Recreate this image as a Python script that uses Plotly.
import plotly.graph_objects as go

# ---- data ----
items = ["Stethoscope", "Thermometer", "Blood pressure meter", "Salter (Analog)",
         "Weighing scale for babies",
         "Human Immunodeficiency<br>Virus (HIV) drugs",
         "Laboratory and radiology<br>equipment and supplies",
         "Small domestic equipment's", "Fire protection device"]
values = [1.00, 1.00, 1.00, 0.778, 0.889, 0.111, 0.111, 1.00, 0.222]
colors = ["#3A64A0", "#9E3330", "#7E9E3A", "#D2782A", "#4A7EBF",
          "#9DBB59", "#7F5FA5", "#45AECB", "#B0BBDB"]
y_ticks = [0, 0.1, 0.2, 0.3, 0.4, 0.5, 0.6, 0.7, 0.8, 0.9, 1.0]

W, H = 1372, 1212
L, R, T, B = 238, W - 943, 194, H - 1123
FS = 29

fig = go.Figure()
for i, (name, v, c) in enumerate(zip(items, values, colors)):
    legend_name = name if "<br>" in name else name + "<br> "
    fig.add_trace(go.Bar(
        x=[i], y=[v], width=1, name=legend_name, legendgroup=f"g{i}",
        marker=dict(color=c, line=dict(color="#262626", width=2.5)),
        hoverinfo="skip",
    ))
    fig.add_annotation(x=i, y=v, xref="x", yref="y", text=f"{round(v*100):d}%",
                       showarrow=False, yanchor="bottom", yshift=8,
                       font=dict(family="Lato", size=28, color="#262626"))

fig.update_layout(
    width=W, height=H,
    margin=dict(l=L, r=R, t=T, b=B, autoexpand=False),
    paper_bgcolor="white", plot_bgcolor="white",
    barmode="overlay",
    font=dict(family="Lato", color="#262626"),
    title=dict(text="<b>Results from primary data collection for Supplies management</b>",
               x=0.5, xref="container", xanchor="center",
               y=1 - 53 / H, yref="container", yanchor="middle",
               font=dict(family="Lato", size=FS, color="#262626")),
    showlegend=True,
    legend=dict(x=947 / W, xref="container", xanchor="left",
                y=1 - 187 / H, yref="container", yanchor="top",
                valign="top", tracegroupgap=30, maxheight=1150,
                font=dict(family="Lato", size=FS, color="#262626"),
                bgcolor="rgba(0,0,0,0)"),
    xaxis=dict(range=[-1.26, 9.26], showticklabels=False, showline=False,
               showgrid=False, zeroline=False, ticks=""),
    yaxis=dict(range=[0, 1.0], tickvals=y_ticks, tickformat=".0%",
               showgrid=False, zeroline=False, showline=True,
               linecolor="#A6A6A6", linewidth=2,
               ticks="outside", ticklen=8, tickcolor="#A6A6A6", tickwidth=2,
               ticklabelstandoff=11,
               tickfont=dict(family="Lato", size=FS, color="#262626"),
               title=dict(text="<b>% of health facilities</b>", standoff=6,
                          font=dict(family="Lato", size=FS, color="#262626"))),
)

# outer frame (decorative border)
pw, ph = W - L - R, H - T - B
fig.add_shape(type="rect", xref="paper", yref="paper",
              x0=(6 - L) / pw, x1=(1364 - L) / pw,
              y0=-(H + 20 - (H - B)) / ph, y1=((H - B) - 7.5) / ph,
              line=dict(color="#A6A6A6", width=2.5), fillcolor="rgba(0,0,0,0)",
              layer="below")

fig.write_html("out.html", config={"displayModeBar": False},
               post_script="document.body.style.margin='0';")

[EXERCISE REQUIREMENTS] Recopy all the lines exactly as they appear.

[ANSWER TO THIS EXERCISE]
Recreate this image as a Python script that uses Plotly.
import plotly.graph_objects as go

# ---- data ----
items = ["Stethoscope", "Thermometer", "Blood pressure meter", "Salter (Analog)",
         "Weighing scale for babies",
         "Human Immunodeficiency<br>Virus (HIV) drugs",
         "Laboratory and radiology<br>equipment and supplies",
         "Small domestic equipment's", "Fire protection device"]
values = [1.00, 1.00, 1.00, 0.778, 0.889, 0.111, 0.111, 1.00, 0.222]
colors = ["#3A64A0", "#9E3330", "#7E9E3A", "#D2782A", "#4A7EBF",
          "#9DBB59", "#7F5FA5", "#45AECB", "#B0BBDB"]
y_ticks = [0, 0.1, 0.2, 0.3, 0.4, 0.5, 0.6, 0.7, 0.8, 0.9, 1.0]

W, H = 1372, 1212
L, R, T, B = 238, W - 943, 194, H - 1123
FS = 29

fig = go.Figure()
for i, (name, v, c) in enumerate(zip(items, values, colors)):
    legend_name = name if "<br>" in name else name + "<br> "
    fig.add_trace(go.Bar(
        x=[i], y=[v], width=1, name=legend_name, legendgroup=f"g{i}",
        marker=dict(color=c, line=dict(color="#262626", width=2.5)),
        hoverinfo="skip",
    ))
    fig.add_annotation(x=i, y=v, xref="x", yref="y", text=f"{round(v*100):d}%",
                       showarrow=False, yanchor="bottom", yshift=8,
                       font=dict(family="Lato", size=28, color="#262626"))

fig.update_layout(
    width=W, height=H,
    margin=dict(l=L, r=R, t=T, b=B, autoexpand=False),
    paper_bgcolor="white", plot_bgcolor="white",
    barmode="overlay",
    font=dict(family="Lato", color="#262626"),
    title=dict(text="<b>Results from primary data collection for Supplies management</b>",
               x=0.5, xref="container", xanchor="center",
               y=1 - 53 / H, yref="container", yanchor="middle",
               font=dict(family="Lato", size=FS, color="#262626")),
    showlegend=True,
    legend=dict(x=947 / W, xref="container", xanchor="left",
                y=1 - 187 / H, yref="container", yanchor="top",
                valign="top", tracegroupgap=30, maxheight=1150,
                font=dict(family="Lato", size=FS, color="#262626"),
                bgcolor="rgba(0,0,0,0)"),
    xaxis=dict(range=[-1.26, 9.26], showticklabels=False, showline=False,
               showgrid=False, zeroline=False, ticks=""),
    yaxis=dict(range=[0, 1.0], tickvals=y_ticks, tickformat=".0%",
               showgrid=False, zeroline=False, showline=True,
               linecolor="#A6A6A6", linewidth=2,
               ticks="outside", ticklen=8, tickcolor="#A6A6A6", tickwidth=2,
               ticklabelstandoff=11,
               tickfont=dict(family="Lato", size=FS, color="#262626"),
               title=dict(text="<b>% of health facilities</b>", standoff=6,
                          font=dict(family="Lato", size=FS, color="#262626"))),
)

# outer frame (decorative border)
pw, ph = W - L - R, H - T - B
fig.add_shape(type="rect", xref="paper", yref="paper",
              x0=(6 - L) / pw, x1=(1364 - L) / pw,
              y0=-(H + 20 - (H - B)) / ph, y1=((H - B) - 7.5) / ph,
              line=dict(color="#A6A6A6", width=2.5), fillcolor="rgba(0,0,0,0)",
              layer="below")

fig.write_html("out.html", config={"displayModeBar": False},
               post_script="document.body.style.margin='0';")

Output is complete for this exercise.